Clinton signs campaign-disclosure bill

Monday, July 3, 2000






President Clinton signs legislation July 1 nullifying a once-obscure section of the tax code that permitted certain nonprofits to use hidden donors to pay for advertising campaigns.

WASHINGTON — President Clinton signed legislation July 1 nullifying a once-obscure section of the tax code that permitted unlimited secret contributions to groups trying to exert anonymous influence over the nation's political and policy agenda.


The law “will help clean up the system by forcing organizations to come clean about their donors,” the president said.

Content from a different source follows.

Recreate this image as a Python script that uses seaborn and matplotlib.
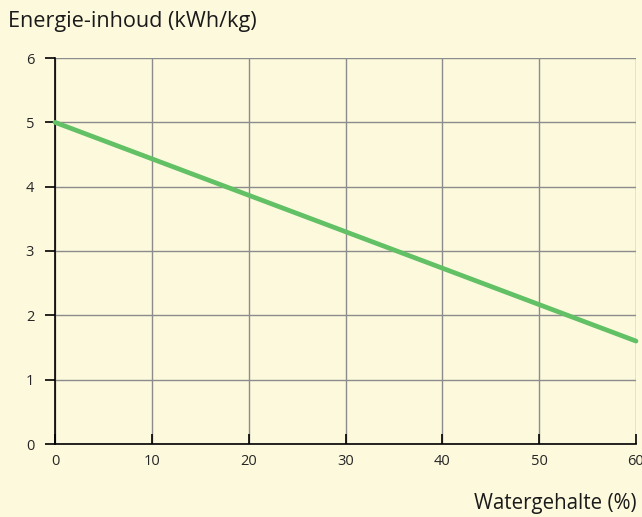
import pandas as pd
import seaborn as sns
from matplotlib import pyplot as plt

watergehalte = [0, 60]
energie = [5.0, 1.6]
x_ticks = [0, 10, 20, 30, 40, 50, 60]
y_ticks = [0, 1, 2, 3, 4, 5, 6]

df = pd.DataFrame({"water": watergehalte, "energie": energie})

bg = "#fdf9dd"
sns.set_style("white")
plt.rcParams["font.family"] = ["Open Sans", "DejaVu Sans"]

fig = plt.figure(figsize=(6.42, 5.17), dpi=100, facecolor=bg)
ax = fig.add_axes([55 / 642, 1 - 444 / 517, 581 / 642, 386 / 517])
ax.set_facecolor(bg)

sns.lineplot(data=df, x="water", y="energie", color="#62c065", linewidth=3.4, ax=ax,
             zorder=3, clip_on=False)

ax.set_xlim(0, 60)
ax.set_ylim(0, 6)
ax.set_xticks(x_ticks)
ax.set_yticks(y_ticks)
ax.grid(True, color="#8c8c8c", linewidth=1.0)
ax.set_axisbelow(True)

for side in ["top", "right"]:
    ax.spines[side].set_visible(False)
for side in ["left", "bottom"]:
    ax.spines[side].set_color("black")
    ax.spines[side].set_linewidth(1.2)

ax.tick_params(axis="x", direction="in", length=7, width=1.2, color="black",
               labelsize=10.5, pad=7, bottom=True)
ax.tick_params(axis="y", direction="out", length=7, width=1.2, color="black",
               labelsize=10.5, pad=8, left=True)

ax.set_xlabel("")
ax.set_ylabel("")
fig.text(8 / 642, 1 - 22 / 517, "Energie-inhoud (kWh/kg)", fontsize=15.6,
         ha="left", va="center", color="#1a1a1a")
fig.text(636 / 642, 1 - 503 / 517, "Watergehalte (%)", fontsize=14.8,
         ha="right", va="center", color="#1a1a1a")

fig.savefig("out.png", dpi=100, facecolor=bg)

Speaking on the White House's South Lawn, Clinton welcomed the disclosure law as the first new restriction on political money in 20 years. Congress should move quickly to use it as a building block for comprehensive campaign-finance reform, he said.


Until now, Clinton said, private-interest organizations, such as pharmaceutical companies out to influence the debate over a prescription drug benefit for older Americans, could simply tap a reservoir of anonymous donors to “pour millions of dollars into these efforts while keeping citizens in the dark.”


The law addressed an increasingly popular provision of the tax code known as section 527, which permitted tax-exempt groups to use undisclosed donors to pay for advertising campaigns.


Giving an example, Clinton said an organization called Citizens for Better Medicare had “flooded the airwaves with negative ads” against an administration effort to provide a Medicare prescription benefit.


The group spent tens of millions of dollars in what he called misleading advertising, “all to the benefit of drug companies,” Clinton asserted.


“The American people have no earthly idea who Citizens for Better Medicare is, who is paying for the ads,” he said. “The bill I just signed lifts the curtain. It makes groups like this reveal the sources of all future funding.”


Officers of Citizens for Better Medicare did not immediately return a telephone call to their Washington office. The organization has described itself as “a broad-based, bipartisan group” that represents people and companies “concerned with the health of Americans and our Medicare system.”


The White House said in a separate statement that a representative of the Citizens for Better Medicare had acknowledged that a majority of the organization's funding came from the pharmaceutical industry. The statement cited reports that the group used its section 527 status “to dedicate $65 million for television, radio and newspaper ads designed to lobby Congress and manipulate public opinion.”


Clinton says “the damage may already have been done. … The attack ads are already on the air.”


Invoking what he called the spirit of the new law, he asked Citizens for Better Medicare “to respect the legislation, open their books and disclose the sources of the funds which have paid for these ads.”


Overall, the new law is a step forward, Clinton says.


“Let me say, this is a good day, and this is a good law, and I thank everyone for voting for it,” Clinton said.


The White House contends that some political action committees, or PACs, whose money normally is regulated, have claimed immunity from disclosure under section 527.


The new legislation requires section 527 groups to notify the Internal Revenue Service of their existence within 24 hours of their formation. Groups raising at least $25,000 a year would report contributions of $200 or more and spending of $500 or more. Reports would be due four times a year, plus immediately before an election. They should be available before voting this November.


Despite initial opposition from Republican leaders, the legislation was approved by huge majorities in each chamber of Congress. It passed the Senate on June 29 by a vote of 92-6, following passage two days earlier in the House by a vote of 385-39.


Campaign-reform advocates, however, say there are still ways to avoid disclosure. For example, groups affected by the law may reorganize themselves under the tax code.